The Lowlander never got to see his cliff-top victory too, for at that moment we were interrupted by an inquisitive local who wished to learn the nature of the game that we were playing. Such curiosity was not unusual, many Chinese were fascinated by our backgammon set, and it would have been a great way of getting to know people if we’d shared a common tongue, but alas, in the vast majority of cases this was but a linguistic dream.
This guy however, was different. Not only did he speak English, but he spoke it well, being of a student of my tongue at Beijing University. His name was Lu, and he was an interesting guy, so we put the game away and engaged in conversation whilst his whole family crowded around and listened in.

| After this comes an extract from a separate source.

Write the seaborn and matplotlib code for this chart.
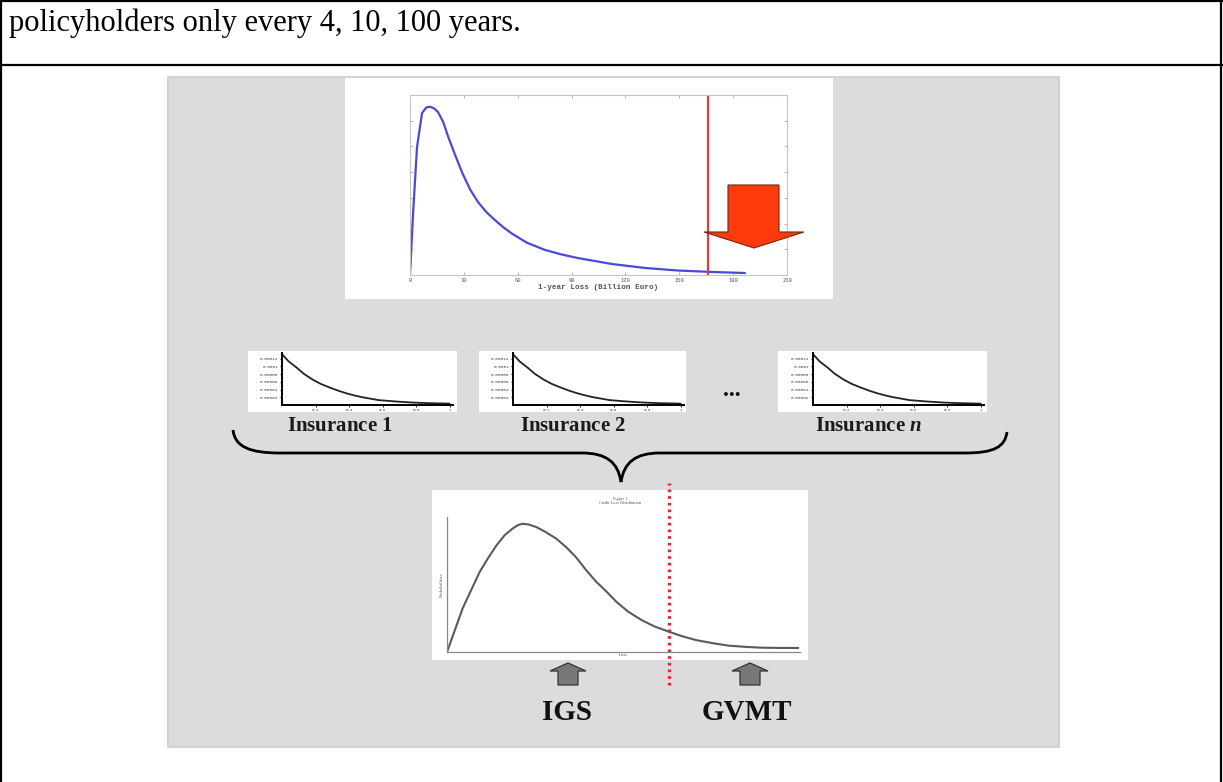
import numpy as np
import pandas as pd
import matplotlib
matplotlib.use("Agg")
import matplotlib.pyplot as plt
import seaborn as sns
from matplotlib.patches import Rectangle, Polygon, PathPatch
from matplotlib.path import Path

sns.set_theme(style="white")
plt.rcParams['font.family'] = ['Liberation Serif', 'DejaVu Serif']
plt.rcParams['mathtext.fontset'] = 'custom'
plt.rcParams['mathtext.it'] = 'Liberation Serif:italic:bold'
plt.rcParams['mathtext.rm'] = 'Liberation Serif:bold'

W, H = 1223, 782

# ---- data ----
# top panel: 1-year loss distribution
top_loss = [0, 1.7, 3.9, 6.7, 9.0, 11.1, 13.5, 15.6, 18.5, 21.2, 25.0, 29.0, 33.5, 37.9,
            42.5, 47.3, 52.0, 56.8, 65.0, 75.0, 84.0, 93.6, 112.5, 131.0, 149.0, 168.0, 186.6]
top_density = [0, .34, .71, .90, .93, .935, .925, .905, .85, .77, .67, .57, .475, .405,
               .35, .305, .265, .23, .18, .14, .115, .094, .061, .039, .025, .017, .011]
top_threshold = 166
top_xticks = [0, 30, 60, 90, 120, 150, 180, 210]
top_xlabel = "1-year Loss (Billion Euro)"

# small panels: single insurer loss densities
ins_x = [0, .04, .088, .13, .182, .23, .282, .33, .382, .43, .476, .576, .676, .77, .87, 1.0]
ins_y = [.000132, .000113, .0000968, .000081, .0000662, .000055, .0000458, .000038,
         .0000306, .000025, .0000204, .0000127, .0000092, .0000066, .0000048, .0000036]
ins_names = ['1', '2', 'n']
ins_yticks = [0.00002, 0.00004, 0.00006, 0.00008, 0.0001, 0.00012]
ins_yticklabels = ['0.00002', '0.00004', '0.00006', '0.00008', '0.0001', '0.00012']
ins_xticks = [0.2, 0.4, 0.6, 0.8, 1]

# bottom panel: aggregated credit loss distribution
agg_loss = [0, 4.5, 9.3, 11.8, 14.1, 16.4, 18.7, 20.2, 21.5, 23.2, 25.4, 28.0, 31.1, 34.0,
            36.8, 39.5, 42.5, 45.5, 48.1, 51.5, 55.5, 59.0, 63.2, 66.8, 70.8, 75.5, 80.2,
            85.0, 89.5, 95.0, 100]
agg_prob = [0, .326, .593, .70, .79, .865, .915, .94, .95, .945, .926, .89, .84, .775,
            .70, .61, .52, .445, .375, .30, .235, .19, .15, .118, .089, .066, .047,
            .038, .032, .030, .030]
agg_threshold = 63.2
agg_title = "Figure 1\nCredit Loss Distribution"
layer_labels = ['IGS', 'GVMT']

caption = "policyholders only every 4, 10, 100 years."


def px_rect(x0, y0, x1, y1):
    return [x0 / W, 1 - y1 / H, (x1 - x0) / W, (y1 - y0) / H]


fig = plt.figure(figsize=(W / 100, H / 100), dpi=100)
fig.patch.set_facecolor('white')

# background layer (table lines, grey panel, white boxes)
bg = fig.add_axes([0, 0, 1, 1], zorder=-5)
bg.set_xlim(0, W)
bg.set_ylim(H, 0)
bg.axis('off')
for xs, ys in [([1, 1], [0, H]), ([1221, 1221], [0, H]), ([0, W], [1, 1]), ([0, W], [65, 65])]:
    bg.plot(xs, ys, color='black', lw=1.6, solid_capstyle='butt')
bg.text(9, 23, caption, fontsize=22, va='center', ha='left', color='black')
bg.add_patch(Rectangle((168, 77), 891, 670, facecolor='#dcdcdc', edgecolor='#d2d2d2', lw=1.5))
for (x0, y0, x1, y1) in [(345, 78, 833, 299), (248, 351, 457, 412), (479, 351, 686, 412),
                         (778, 351, 987, 412), (432, 490, 808, 660)]:
    bg.add_patch(Rectangle((x0, y0), x1 - x0, y1 - y0, facecolor='white', edgecolor='none'))

# ---- top panel ----
ax_top = fig.add_axes(px_rect(410, 95, 787, 275))
df_top = pd.DataFrame({'loss': top_loss, 'density': top_density})
sns.lineplot(data=df_top, x='loss', y='density', ax=ax_top, color='#4a4ad8', lw=1.6)
ax_top.axvline(top_threshold, color='#e8393a', lw=1.6)
ax_top.set_xlim(0, 210)
ax_top.set_ylim(0, 1)
ax_top.set_xticks(top_xticks)
ax_top.set_xticklabels([str(t) for t in top_xticks], fontsize=4, color='#555555',
                       family='Liberation Mono')
ax_top.set_yticks(np.linspace(0, 1, 8))
ax_top.set_yticklabels([])
ax_top.tick_params(direction='in', length=2, width=0.5, color='#999999', top=True, right=True,
                   bottom=True, left=True, pad=2)
ax_top.set_xlabel(top_xlabel, fontsize=5.5, family='Liberation Mono', fontweight='bold',
                  color='#555555', labelpad=1)
ax_top.set_ylabel('')
for s in ax_top.spines.values():
    s.set_color('#c4c4c4')
    s.set_linewidth(0.8)

# ---- small insurer panels ----
df_ins = pd.DataFrame({'x': ins_x, 'y': ins_y})
ins_left = [282, 513, 813]
for left, name in zip(ins_left, ins_names):
    ax = fig.add_axes(px_rect(left, 353, left + 171, 405))
    sns.lineplot(data=df_ins, x='x', y='y', ax=ax, color='#222222', lw=1.3)
    ax.set_xlim(0, 1.02)
    ax.set_ylim(0, 0.000135)
    ax.set_yticks(ins_yticks)
    ax.set_yticklabels(ins_yticklabels, fontsize=3.2, family='Liberation Mono', color='#444444')
    ax.set_xticks(ins_xticks)
    ax.set_xticklabels([str(t) for t in ins_xticks], fontsize=3, family='Liberation Mono',
                       color='#444444')
    ax.tick_params(direction='out', length=1.5, width=0.6, color='black', pad=1,
                   left=True, bottom=True)
    ax.set_xlabel('')
    ax.set_ylabel('')
    ax.patch.set_alpha(0)
    for side in ['top', 'right']:
        ax.spines[side].set_visible(False)
    for side in ['left', 'bottom']:
        ax.spines[side].set_color('black')
        ax.spines[side].set_linewidth(1.4)

# ---- aggregated panel ----
ax_agg = fig.add_axes(px_rect(447, 517, 800, 652))
df_agg = pd.DataFrame({'loss': agg_loss, 'prob': agg_prob})
sns.lineplot(data=df_agg, x='loss', y='prob', ax=ax_agg, color='#5a5a5a', lw=1.5)
ax_agg.set_xlim(0, 100.5)
ax_agg.set_ylim(0, 1)
ax_agg.set_xticks([])
ax_agg.set_yticks([])
ax_agg.set_xlabel('Loss', fontsize=3.5, color='#555555', labelpad=1)
ax_agg.set_ylabel('Probabilities', fontsize=3.5, color='#555555', labelpad=2)
ax_agg.text(0.49, 1.12, agg_title, transform=ax_agg.transAxes, ha='center', va='center',
            fontsize=3.2, color='#555555', linespacing=0.9)
ax_agg.axvline(agg_threshold, ymin=-0.244, ymax=1.252, clip_on=False, color='#e4223a',
               lw=2.4, ls=(0, (0.8, 1.2)))
ax_agg.patch.set_alpha(0)
for side in ['top', 'right']:
    ax_agg.spines[side].set_visible(False)
for side in ['left', 'bottom']:
    ax_agg.spines[side].set_color('#888888')
    ax_agg.spines[side].set_linewidth(0.9)

# ---- overlay: brace, arrows, labels ----
ov = fig.add_axes([0, 0, 1, 1], zorder=10)
ov.set_xlim(0, W)
ov.set_ylim(H, 0)
ov.axis('off')
ov.patch.set_alpha(0)

# red down arrow in the top panel
ov.add_patch(Polygon([(728, 185), (779, 185), (779, 232), (804, 232), (754, 248),
                      (704, 232), (728, 232)], closed=True, facecolor='#ff3a0c',
                     edgecolor='#6b2a10', lw=0.8))

# curly brace
verts = [(233, 430), (235, 447), (250, 453), (280, 453),
         (582, 453),
         (606, 453), (618, 462), (621, 482),
         (624, 462), (636, 453), (660, 453),
         (965, 453),
         (994, 453), (1005, 447), (1007, 432)]
codes = [Path.MOVETO, Path.CURVE4, Path.CURVE4, Path.CURVE4,
         Path.LINETO,
         Path.CURVE4, Path.CURVE4, Path.CURVE4,
         Path.CURVE4, Path.CURVE4, Path.CURVE4,
         Path.LINETO,
         Path.CURVE4, Path.CURVE4, Path.CURVE4]
ov.add_patch(PathPatch(Path(verts, codes), facecolor='none', edgecolor='black', lw=2.0))

# insurer labels and ellipsis
for cx, name in zip([340, 573, 869], ins_names):
    ov.text(cx, 426, r"Insurance $\mathit{" + name + "}$", ha='center', va='center',
            fontsize=15, fontweight='bold', color='#1a1a1a')
ov.text(732, 390, '...', ha='center', va='center', fontsize=17, fontweight='bold',
        color='#111111')

# grey up arrows and layer labels
for cx, label in zip([568, 750], layer_labels):
    ov.add_patch(Polygon([(cx, 663), (cx + 18, 671), (cx + 10, 671), (cx + 10, 685),
                          (cx - 10, 685), (cx - 10, 671), (cx - 18, 671)], closed=True,
                         facecolor='#787878', edgecolor='#333333', lw=0.9))
    ov.text(cx - 1 if label == 'IGS' else cx - 3, 712, label, ha='center', va='center',
            fontsize=21, fontweight='bold', color='#111111')

fig.savefig('out.png', dpi=100)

He was, it turned out, a native of the town but presently was only visiting on holiday. The older relatives with him were his aunts and uncles, (his parents were in Guangdong), and the younger companions his cousins, (although he referred to them as brothers and sisters). His specialty, as well as English, was economics and we talked at length about China’s present position and recent history. He regarded Mao as ‘interesting’, ‘very complex’ and ‘worthy of much studying’ but of no importance to the China of today. “He is now history,” Lu explained. “He was very important, but China has moved on now.” Deng Xiaoping however, with his market reforms was to Lu a hero unmatched, whilst the present leader, Jiang Zemin got his respect as a ‘smooth’ leader who would compromise. And as for the future, well it looked like the country would be getting a new leader before twelve months was out, Hu Jintao, another man whom Lu considered to be ‘smooth’ and thus able. So, was he worried for the future? Not at all, “just ten years ago there were no tall buildings here,” he replied, “now look at it.” We gazed down at the prosperous sea of skyscrapers below. Lanzhou definitely seemed a city on the up. “Mind you,” Lu added, “they’re building a lot at the moment and that’s not just due to there being business in town. In twelve months time Lanzhou will host a big meeting of leaders, and that is why they are making everything look good. It will probably slow down afterwards.”
As darkness fell Lu and his family bid us farewell, leaving us a large bag of melon seeds to munch on, and a promise to meet up for lunch the following day. We followed soon afterwards, returning to the hotel where the Lowlander eventually got his victory, though at the cost of three more to me.